I made that call to check in to the house and spend the reminder of the days I had by her side. A lifetime worth of memories vs memories waiting to be made for whatever time that was left in life. It was one of the hardest decision I had to ever make. I think I made the right one. She was pleasantly surprised and secretly glad that I was now around again. It felt like the good old days when we were young and there was a life ahead of us. I had shouldered her smiles and tears alike. Now, nothing had really changed. We still sat and spoke of tears and smiles like we had always done.

I handed her the folded note that I had marked as the one that I wrote. I retained the one that she had written. Decades later, we both were set to read into the secret message that we had left behind those many years ago.
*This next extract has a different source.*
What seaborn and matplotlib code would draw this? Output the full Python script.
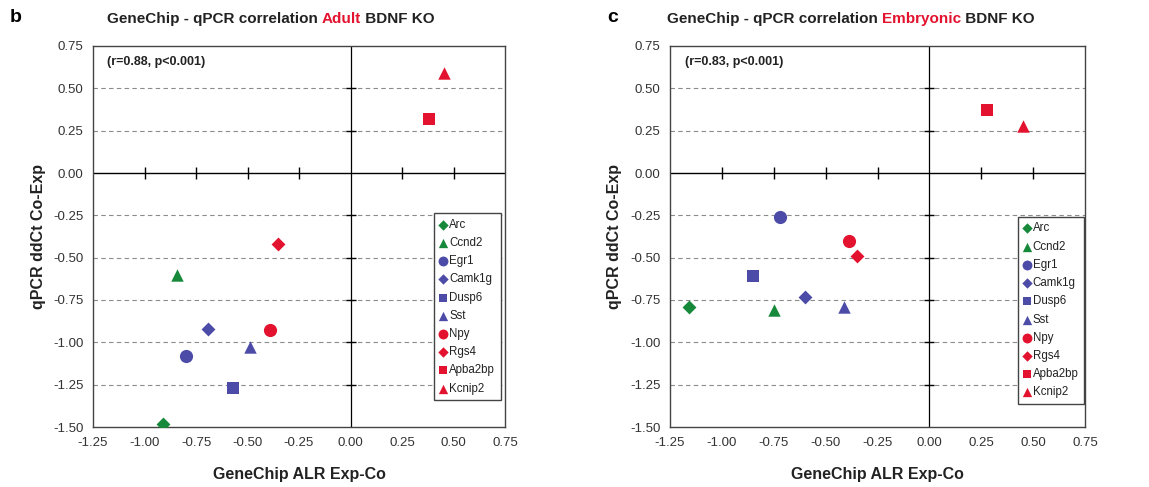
import matplotlib
matplotlib.use("Agg")
import matplotlib.pyplot as plt
import seaborn as sns
import pandas as pd
import numpy as np

# ---------------- data ----------------
genes = ["Arc", "Ccnd2", "Egr1", "Camk1g", "Dusp6", "Sst", "Npy", "Rgs4", "Apba2bp", "Kcnip2"]
adult_x = [-0.91, -0.84, -0.80, -0.69, -0.57, -0.49, -0.39, -0.35, 0.38, 0.455]
adult_y = [-1.48, -0.60, -1.08, -0.92, -1.27, -1.03, -0.93, -0.42, 0.32, 0.59]
embryo_x = [-1.16, -0.75, -0.72, -0.60, -0.85, -0.41, -0.386, -0.35, 0.276, 0.45]
embryo_y = [-0.79, -0.81, -0.26, -0.73, -0.61, -0.79, -0.40, -0.49, 0.37, 0.28]
xticks = [-1.25, -1.00, -0.75, -0.50, -0.25, 0.00, 0.25, 0.50, 0.75]
yticks = [-1.50, -1.25, -1.00, -0.75, -0.50, -0.25, 0.00, 0.25, 0.50, 0.75]
stats = ["(r=0.88, p<0.001)", "(r=0.83, p<0.001)"]
panel_labels = ["b", "c"]
title_words = ["Adult", "Embryonic"]

GREEN, BLUE, RED = "#17893b", "#4c4ca8", "#e3122e"
palette = {"Arc": GREEN, "Ccnd2": GREEN, "Egr1": BLUE, "Camk1g": BLUE, "Dusp6": BLUE,
           "Sst": BLUE, "Npy": RED, "Rgs4": RED, "Apba2bp": RED, "Kcnip2": RED}
markers = {"Arc": "D", "Ccnd2": "^", "Egr1": "o", "Camk1g": "D", "Dusp6": "s",
           "Sst": "^", "Npy": "o", "Rgs4": "D", "Apba2bp": "s", "Kcnip2": "^"}
sizes = {"D": 50, "^": 80, "o": 90, "s": 65}

sns.set_theme(style="white")
plt.rcParams["font.family"] = ["Liberation Sans", "DejaVu Sans"]

fig = plt.figure(figsize=(11.49, 4.87), dpi=100)
W, H = 1149, 487
axes_px = [(93, 505), (670, 1085)]
top_px, bot_px = 46, 427
title_start = [107, 667]
panel_x = [10, 607]
legend_anchor = [(0.99, 0.562), (0.998, 0.552)]

datasets = [(adult_x, adult_y), (embryo_x, embryo_y)]

for i, (xs, ys) in enumerate(datasets):
    l, r = axes_px[i]
    ax = fig.add_axes([l / W, 1 - bot_px / H, (r - l) / W, (bot_px - top_px) / H])
    df = pd.DataFrame({"x": xs, "y": ys, "gene": genes})
    for g in genes:
        sub = df[df.gene == g]
        sns.scatterplot(data=sub, x="x", y="y", color=palette[g], marker=markers[g],
                        s=sizes[markers[g]], linewidth=0, ax=ax, label=g, zorder=5)
    ax.set_xlim(xticks[0], xticks[-1])
    ax.set_ylim(yticks[0], yticks[-1])
    ax.set_xticks(xticks)
    ax.set_yticks(yticks)
    ax.set_xticklabels([f"{t:.2f}" for t in xticks])
    ax.set_yticklabels([f"{t:.2f}" for t in yticks])
    ax.tick_params(length=0, labelsize=9.5, colors="#333333", pad=7)
    for sp in ax.spines.values():
        sp.set_color("#444444")
        sp.set_linewidth(1.0)
        sp.set_visible(True)
    for t in yticks[1:-1]:
        if t != 0:
            ax.axhline(t, color="#8c8c8c", lw=0.8, ls=(0, (4, 3)), zorder=1)
    ax.axhline(0, color="black", lw=1.0, zorder=2)
    ax.axvline(0, color="black", lw=0.9, zorder=2)
    # crossing tick marks on the zero axes
    xt_in = [t for t in xticks[1:-1] if t != 0]
    yt_in = [t for t in yticks[1:-1] if t != 0]
    ax.plot(xt_in, [0] * len(xt_in), ls="none", marker="|", ms=8, mew=1.0, color="black", zorder=3)
    ax.plot([0] * len(yt_in), yt_in, ls="none", marker="_", ms=7, mew=1.0, color="black", zorder=3)

    ax.set_xlabel("GeneChip ALR Exp-Co", fontsize=11.5, fontweight="bold", color="#222222")
    ax.set_ylabel("qPCR ddCt Co-Exp", fontsize=11.5, fontweight="bold", color="#222222")
    ax.xaxis.set_label_coords(0.5, -0.105)
    ax.yaxis.set_label_coords(-0.115, 0.5)

    ax.text(0.035, 0.975, stats[i], transform=ax.transAxes, ha="left", va="top",
            fontsize=9, fontweight="bold", color="#222222")

    leg = ax.legend(loc="upper right", bbox_to_anchor=legend_anchor[i], fontsize=8.3,
                    frameon=True, fancybox=False, edgecolor="#444444", framealpha=1,
                    handlelength=0.6, handletextpad=0.2, labelspacing=0.54,
                    borderpad=0.5, markerscale=0.75, borderaxespad=0)
    leg.get_frame().set_linewidth(1.0)
    for txt in leg.get_texts():
        txt.set_color("#222222")

    # title with coloured word
    t1 = fig.text(title_start[i] / W, 1 - 19 / H, "GeneChip - qPCR correlation ", ha="left",
                  va="center", fontsize=11, fontweight="bold", color="#222222")
    a2 = ax.annotate(title_words[i], xy=(1, 0), xycoords=t1, ha="left", va="bottom",
                     fontsize=11, fontweight="bold", color=RED, annotation_clip=False)
    ax.annotate(" BDNF KO", xy=(1, 0), xycoords=a2, ha="left", va="bottom",
                fontsize=11, fontweight="bold", color="#222222", annotation_clip=False)
    fig.text(panel_x[i] / W, 1 - 18 / H, panel_labels[i], ha="left", va="center",
             fontsize=14, fontweight="bold", color="black")

fig.savefig("out.png", dpi=100)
‘Forever yours’, she called out. Yeah, that’s so corny and original she teased me.

‘Yours Forever’ , I read from the note that was in my hand.

We both sat and watched the sun vanish. It was a beautiful routine of sorts now.

“So did you really sell that house after so many years, only to spend time with me!!! why bother?” , she asked turning towards me.

I shrugged my shoulder. “I guess I really did mean it when I wrote forever yours” , I said.

“75, and still filmy as hell. You never did change did you”, she joked.

“Nope!!!!, some things never do change sweetheart”, I said.

She gently punched my shoulder and rested her head on that a little later.

The brilliance of the moon overshadowed the ball of white decked away in the sky.

And so finally they all lived happily ever after.